Remove names, emails, and phone numbers from interview transcripts — browser-only, zero upload, works offline. Review every match before redacting.

Step 1 — Paste or upload your transcript

Nothing leaves your browser. All processing happens in JavaScript on your device.

Step 2 — Review detected matches

Step 3 — Redacted transcript

How it works

1
Paste or upload your raw interview transcript — speaker labels, timestamps, and all.
2
Scan runs three independent pattern detectors: capitalised-noun name detection, RFC 5322 email regex, and E.164 / common local phone formats.
3
Review every highlighted match inline. Uncheck any false positives (e.g. brand names you want to keep) before continuing.
4
Redact replaces each checked match with its placeholder: [NAME], [EMAIL], or [PHONE]. Copy or download the clean text.

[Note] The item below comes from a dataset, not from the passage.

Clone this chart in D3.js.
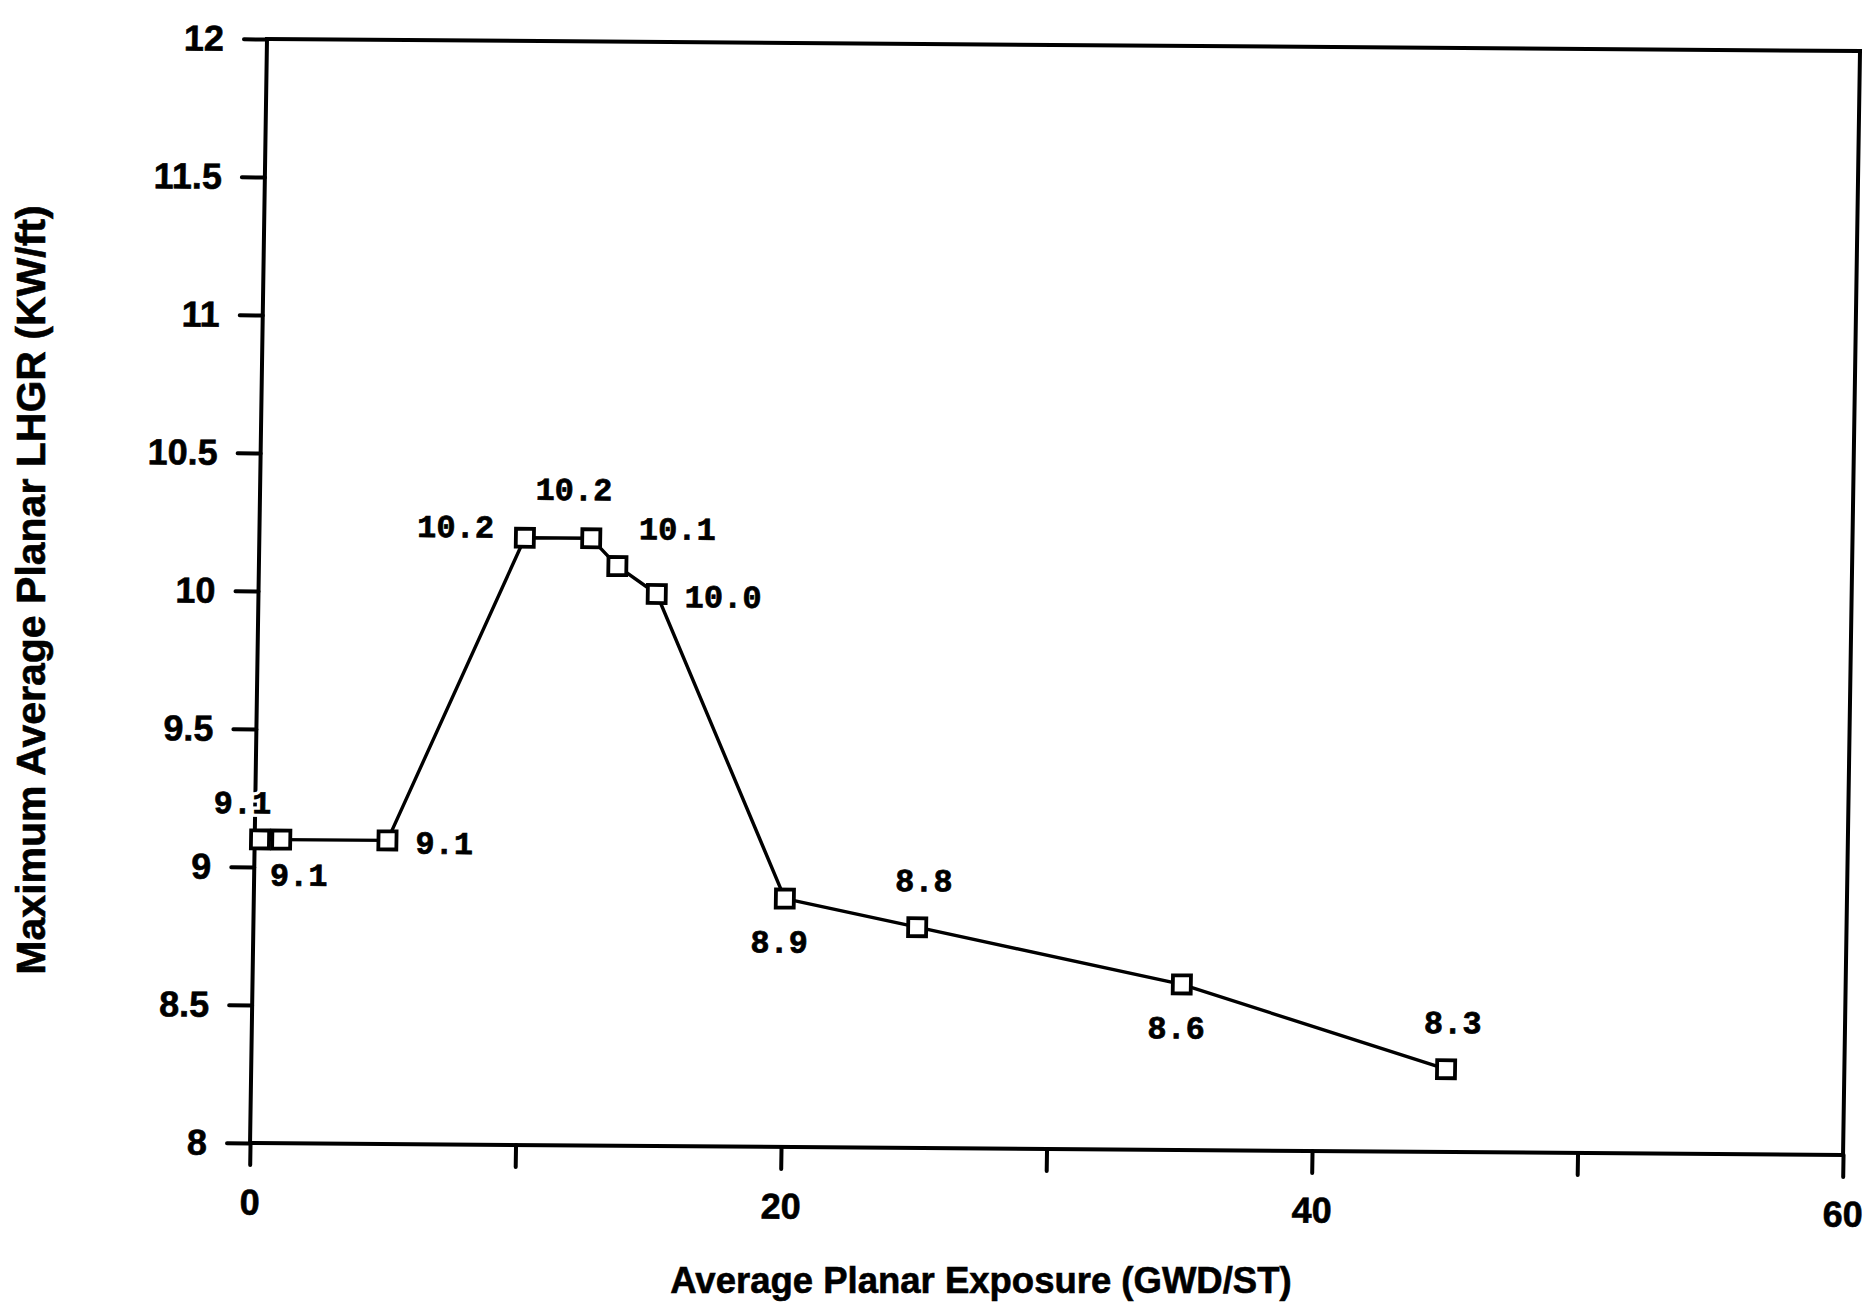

All processing runs in your browser — the original text and the redacted output never leave your device.

Frequently asked questions

What types of personal information does this tool detect?
Three categories: names (sequences of two or more capitalised words not at the start of a sentence — typical of proper nouns like "Sarah Johnson" or "Dr. Marcus Webb"), email addresses (RFC 5322 pattern: local-part@domain.tld), and phone numbers (E.164 international format +1 415 555 0182, US/UK local formats like (415) 555-0182, and common digit strings of 7–15 digits with separators). The tool is intentionally conservative: it highlights candidate matches and lets you uncheck false positives before redacting.
Will it catch every name in my transcript?
Name detection uses heuristic pattern matching — it finds runs of Title-Cased words (like "Anna García" or "Prof. David Lee") that are unlikely to be sentence-starting common words. It will miss names that appear in ALL CAPS, all lowercase, or single first names without a surname. For high-stakes anonymisation (IRB submissions, GDPR compliance, legal discovery) always do a manual pass after running this tool. The scan is a time-saving first pass, not a certified redaction system.
Is my transcript data sent to any server?
No. This page is a self-contained HTML file. All detection and redaction logic is JavaScript that runs entirely inside your browser. No network requests are made with your text — you can verify this by opening DevTools → Network and watching the requests while scanning. The page also works offline after the first load because there are no external libraries or API calls.
What do the placeholders look like in the output?
Each redacted span is replaced with a bracketed label matching its type: [NAME] for person names, [EMAIL] for email addresses, and [PHONE] for phone numbers. These tokens are easy to search and count in downstream tools (Word, NVivo, Atlas.ti, etc.) and are a common convention in qualitative research transcription.
Can I use this for GDPR, HIPAA, or IRB research anonymisation?
This tool is a practical aid to speed up de-identification, but it does not guarantee complete anonymisation on its own. GDPR, HIPAA, and IRB protocols typically require human review of the final output. Use this tool as a first-pass sweep to remove obvious PII, then conduct your own review of the result before sharing. Always consult your institution's data governance requirements.